Growth for growth's sake is not an automatic virtue. Much of our current economic growth is predicated on conspicuous consumption of finite materials routinely used for relatively brief periods of time and then disposed of in landfills. It is wasteful behavior abetted by the business community's ubiquitous integration of planned obsolescence into the goods they market.

Renewable natural resources, fresh water aquifers being a case in point, are exploited at a faster pace than they can regenerate, turning an infinite source of supply into a finite one. The crucial transition from a national dependency on polluting fossil fuels to primary reliance on clean renewable energy has yet to gather a full head of steam in the economy. Nor has wholesale carbon emission reduction despite increasing pressure from the global warming threat.

You are unlikely to hear any verbal exchanges on these matters in the debates. Give-and-take on the status of sustainability in our economy just doesn't seem to be in the cards.

It is unfortunate that no candidate is promoting an economy in which quality takes precedence over quantity and recycling and reuse replace single use whenever possible.

We need political leaders willing to advance the idea of an economic paradigm in which greater value is attached to the cultivation of knowledge and high quality individual relationships than to ownership of a closet full of designer clothes.

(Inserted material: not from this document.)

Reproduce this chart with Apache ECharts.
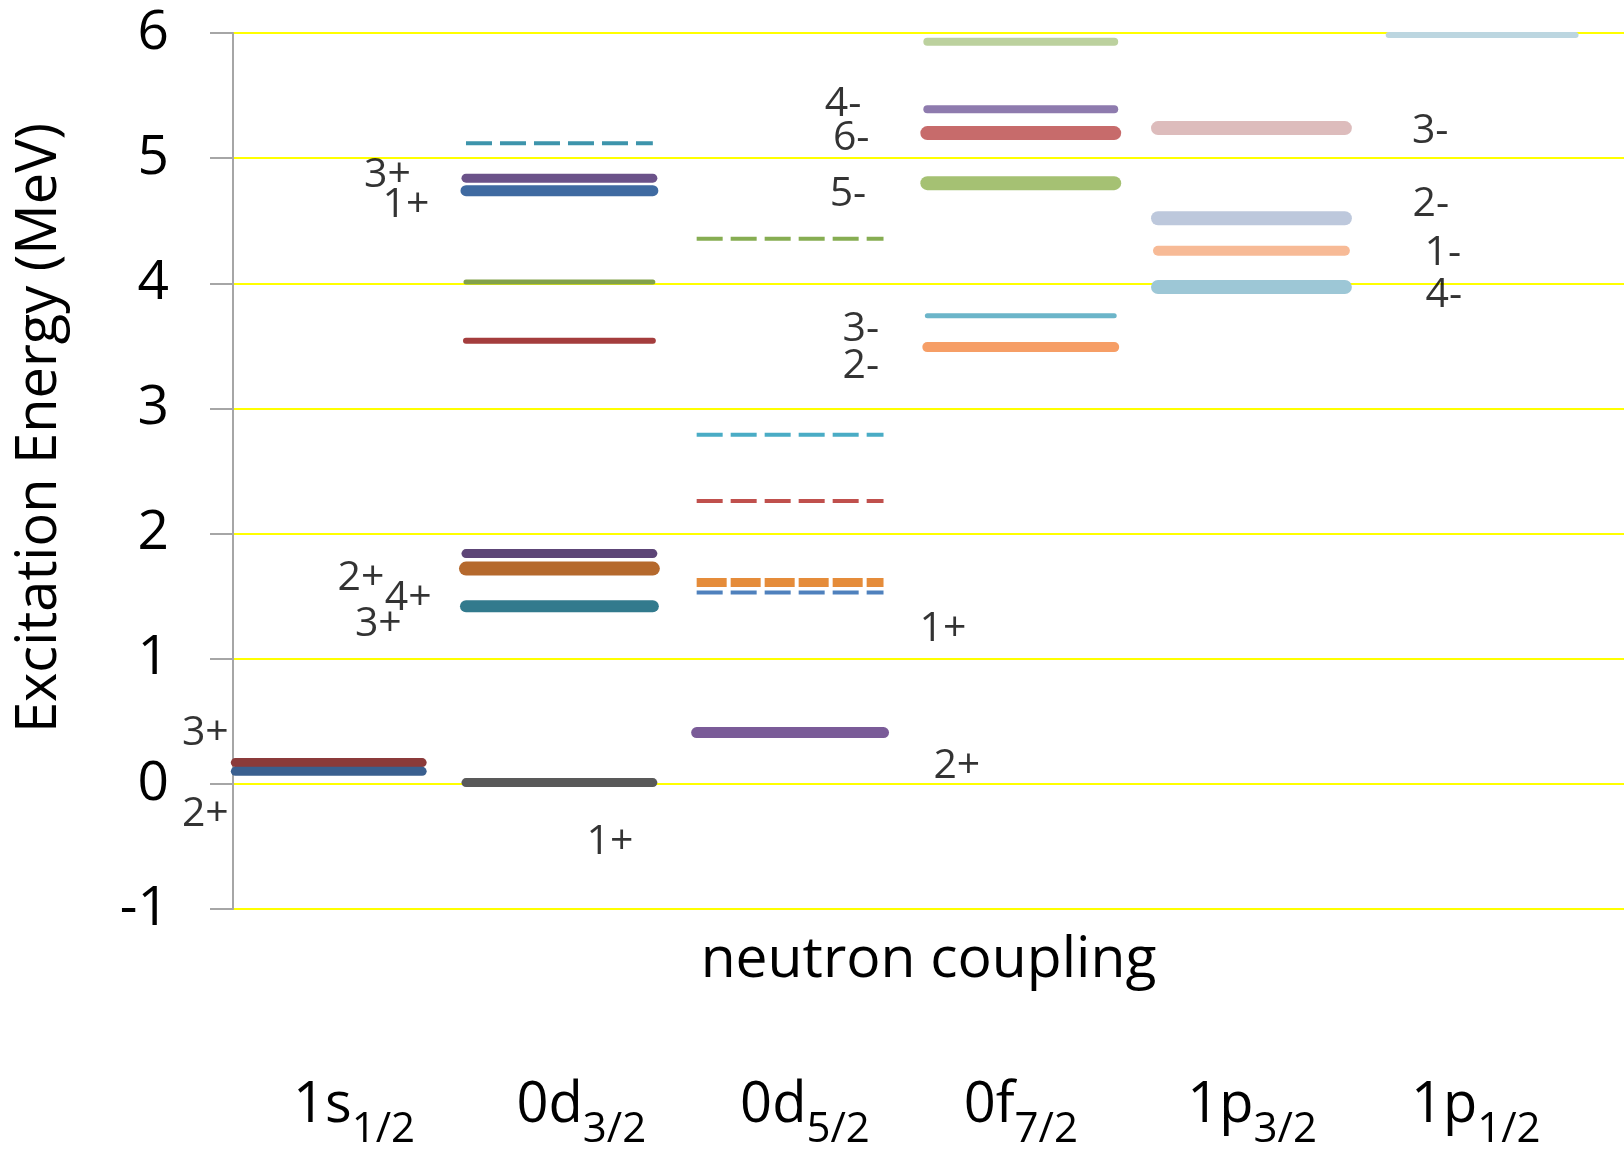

What candidate is publicly championing that utilities across the board be required to supply at least a significant percentage of their power in the form of renewables to jumpstart the move towards carbon emission reduction? What about emphasizing that the renewable energy industry is more labor intensive than its fossil fuel rival? The same endorsement applies to the service industries when compared to the highly automated manufacturing field.

The Worldwatch Institute points out in its 2015 State of the World report that sustainable economic growth is jeopardized unless the external costs (e.g. energy use, pollution impacts) of producing manufactured goods are incorporated into the final price, an addition that should discourage profligate overconsumption.

Are any of the presidential hopefuls mindful of what sustainable economic growth is all about? If so, do they have the courage to challenge current cultural mores by publicly taking the position that conservation and moderation are not synonymous with deprivation?

We probably won't find out prior to the November election unless some bold enlightened citizen at a town hall meeting is able to put the candidates on the spot.